Lost….


WOW…… Where in the world have I been? Don’t know if any of you have been asking your self that question or not but I have been away. I ment to post that I was currently in the process of moving last month, sorry. Most of my time was spent packing, moving, cleaning, packing, moving and more packing. I realized during this whole process of moving that I have entirely to much crap! Between my wife and I and our son we had truck loads of crap. Now the move is all said and done. We are in our new house, fully unpacked, and everything is where it needs to be. 

Soon I will be back on track with my current projects and I will update them here from time to time. What I’ll be getting back into is more work between Maya, Zbrush and Vue. I have been working really hard in trying to find my niech on what it is that I really want to do with the part of my life that envolves 3D. I spent 2 years at school for web design/development and the 4 years at Regent University for animation but I still feel that my skills are far from par.  There are a lot of things that I do know how to do such as rigging, bi-peds mainly, particle effects, some realflow fluid effects, a lot of after effect stuff and a lot of Poser, which is due to my job, but I just dont feel good about my self and my skill set. My wife tells me that I’m being way to hard on my self so do many of my friends. In the end I know that I am and I am only hurting myself. I just don’t know what to do.
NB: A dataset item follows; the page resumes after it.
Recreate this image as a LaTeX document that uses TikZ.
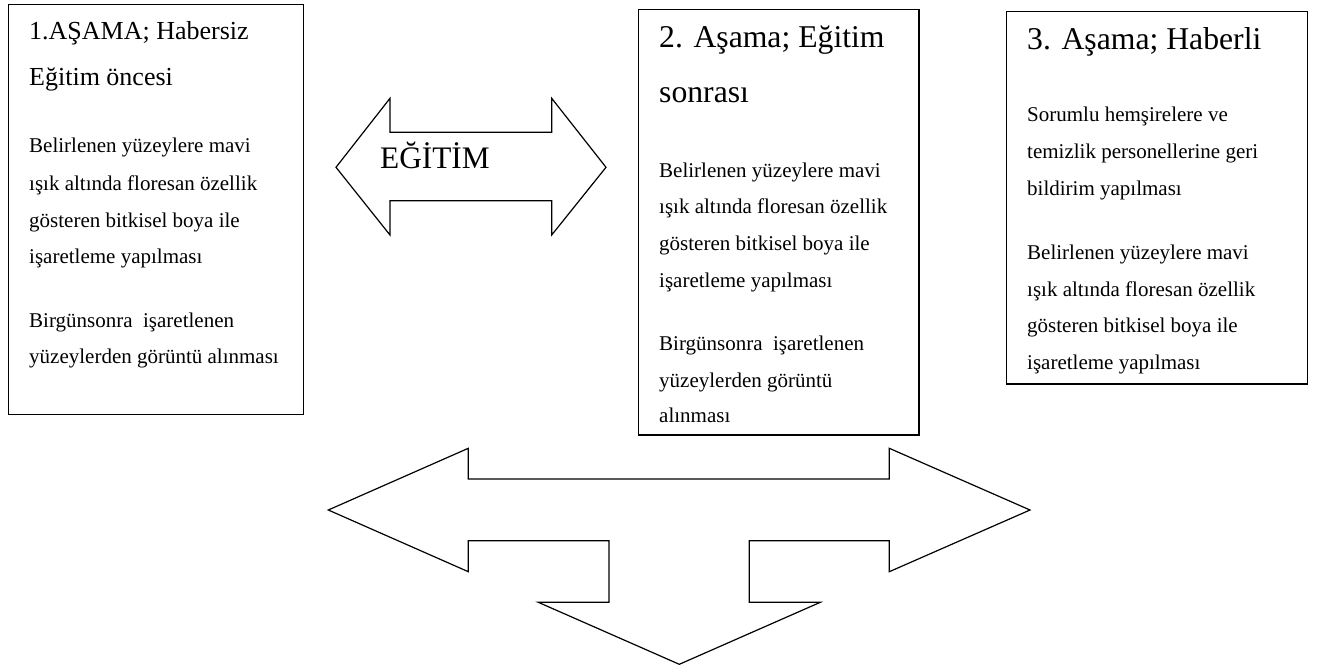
\documentclass[tikz,border=0pt]{standalone}
\usepackage{fontspec}
\setmainfont{Liberation Serif}
\begin{document}
\begin{tikzpicture}[x=1pt,y=-1pt,
  box/.style={draw, line width=1.3pt, inner sep=0pt, anchor=north west},
  blockarrow/.style={draw, line width=1.2pt, line join=miter},
  body/.style={anchor=base west, inner sep=0pt, font=\fontsize{21}{25}\selectfont},
  titleA/.style={anchor=base west, inner sep=0pt, font=\fontsize{26}{30}\selectfont},
  titleB/.style={anchor=base west, inner sep=0pt, font=\fontsize{31.7}{36}\selectfont},
  label/.style={anchor=base west, inner sep=0pt, font=\fontsize{31.3}{36}\selectfont}]
\useasboundingbox (0,0) rectangle (1317,666);

% boxes
\node[box, minimum width=295pt, minimum height=410pt] (box1) at (8,4) {};
\node[box, minimum width=280.5pt, minimum height=425.5pt] (box2) at (637.8,8.7) {};
\node[box, minimum width=301pt, minimum height=372.6pt] (box3) at (1005.7,10.7) {};

% box 1 text
\node[titleA] (t1a) at (29,40) {1.AŞAMA; Habersiz};
\node[titleA] (t1b) at (29,86) {Eğitim öncesi};
\node[body] (b1a) at (29,153) {Belirlenen yüzeylere mavi};
\node[body] (b1b) at (29,190) {ışık altında floresan özellik};
\node[body] (b1c) at (29,227) {gösteren bitkisel boya ile};
\node[body] (b1d) at (29,263) {işaretleme yapılması};
\node[body] (b1e) at (29,327) {Birgünsonra\ \ işaretlenen};
\node[body] (b1f) at (29,363) {yüzeylerden görüntü alınması};

% box 2 text
\node[titleB] (t2a) at (659,48) {2. Aşama; Eğitim};
\node[titleB] (t2b) at (659,103) {sonrası};
\node[body] (b2a) at (659,177) {Belirlenen yüzeylere mavi};
\node[body] (b2b) at (659,213) {ışık altında floresan özellik};
\node[body] (b2c) at (659,250) {gösteren bitkisel boya ile};
\node[body] (b2d) at (659,287) {işaretleme yapılması};
\node[body] (b2e) at (659,350) {Birgünsonra\ \ işaretlenen};
\node[body] (b2f) at (659,387) {yüzeylerden görüntü};
\node[body] (b2g) at (659,422) {alınması};

% box 3 text
\node[titleB] (t3a) at (1027,50) {3. Aşama; Haberli};
\node[body] (b3a) at (1027,122) {Sorumlu hemşirelere ve};
\node[body] (b3b) at (1027,158) {temizlik personellerine geri};
\node[body] (b3c) at (1027,195) {bildirim yapılması};
\node[body] (b3d) at (1027,259) {Belirlenen yüzeylere mavi};
\node[body] (b3e) at (1027,296) {ışık altında floresan özellik};
\node[body] (b3f) at (1027,332.5) {gösteren bitkisel boya ile};
\node[body] (b3g) at (1027,369) {işaretleme yapılması};

% EĞİTİM double arrow
\draw[blockarrow] (336,167.3) -- (390,98.3) -- (390,132.3) -- (551.7,132.3) -- (551.7,98.3)
  -- (606,167.3) -- (551.7,235) -- (551.7,200.7) -- (390,200.7) -- (390,235) -- cycle;
\node[label] (egitim) at (380,168.3) {EĞİTİM};

% bottom three-way arrow
\draw[blockarrow] (328.3,510) -- (468.3,448.3) -- (468.3,479) -- (889.3,479) -- (889.3,448.3)
  -- (1030,510) -- (889.3,571.7) -- (889.3,540.7) -- (749.3,540.7) -- (749.3,602.3)
  -- (820.3,602.3) -- (679.3,664.3) -- (538.3,602.3) -- (609,602.3) -- (609,540.7)
  -- (468.3,540.7) -- (468.3,571.7) -- cycle;
\end{tikzpicture}
\end{document}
I’ve tried many times to make a schedule on things that I want to work on. Work on one thing at a time until its finished and then I can move on. I don’t ever do that. I can tell you right now that I have about 10 open projects that I have written, modeled, storyboarded, sketched, and some that I have even sculpted. They are just sitting on my hard drive collecting dust. I keep promising my self that I will start completing them and I get ready to but then something comes along and keeps me from doing it. I hate it. I can’t work like this. I am tired of being afraid. I think it is time for me to stop bitching and start working.

In a few weeks I will have two clients that will need me to start working on two new projects. One of them I have worked with before, which I am very glad to work with again, and a new client, which happens to be an old classmate from Regent that I am really looking forward to working with. I have seen her work while in school and since graduation and its alwasy been superb. So its time to suck it up and do it!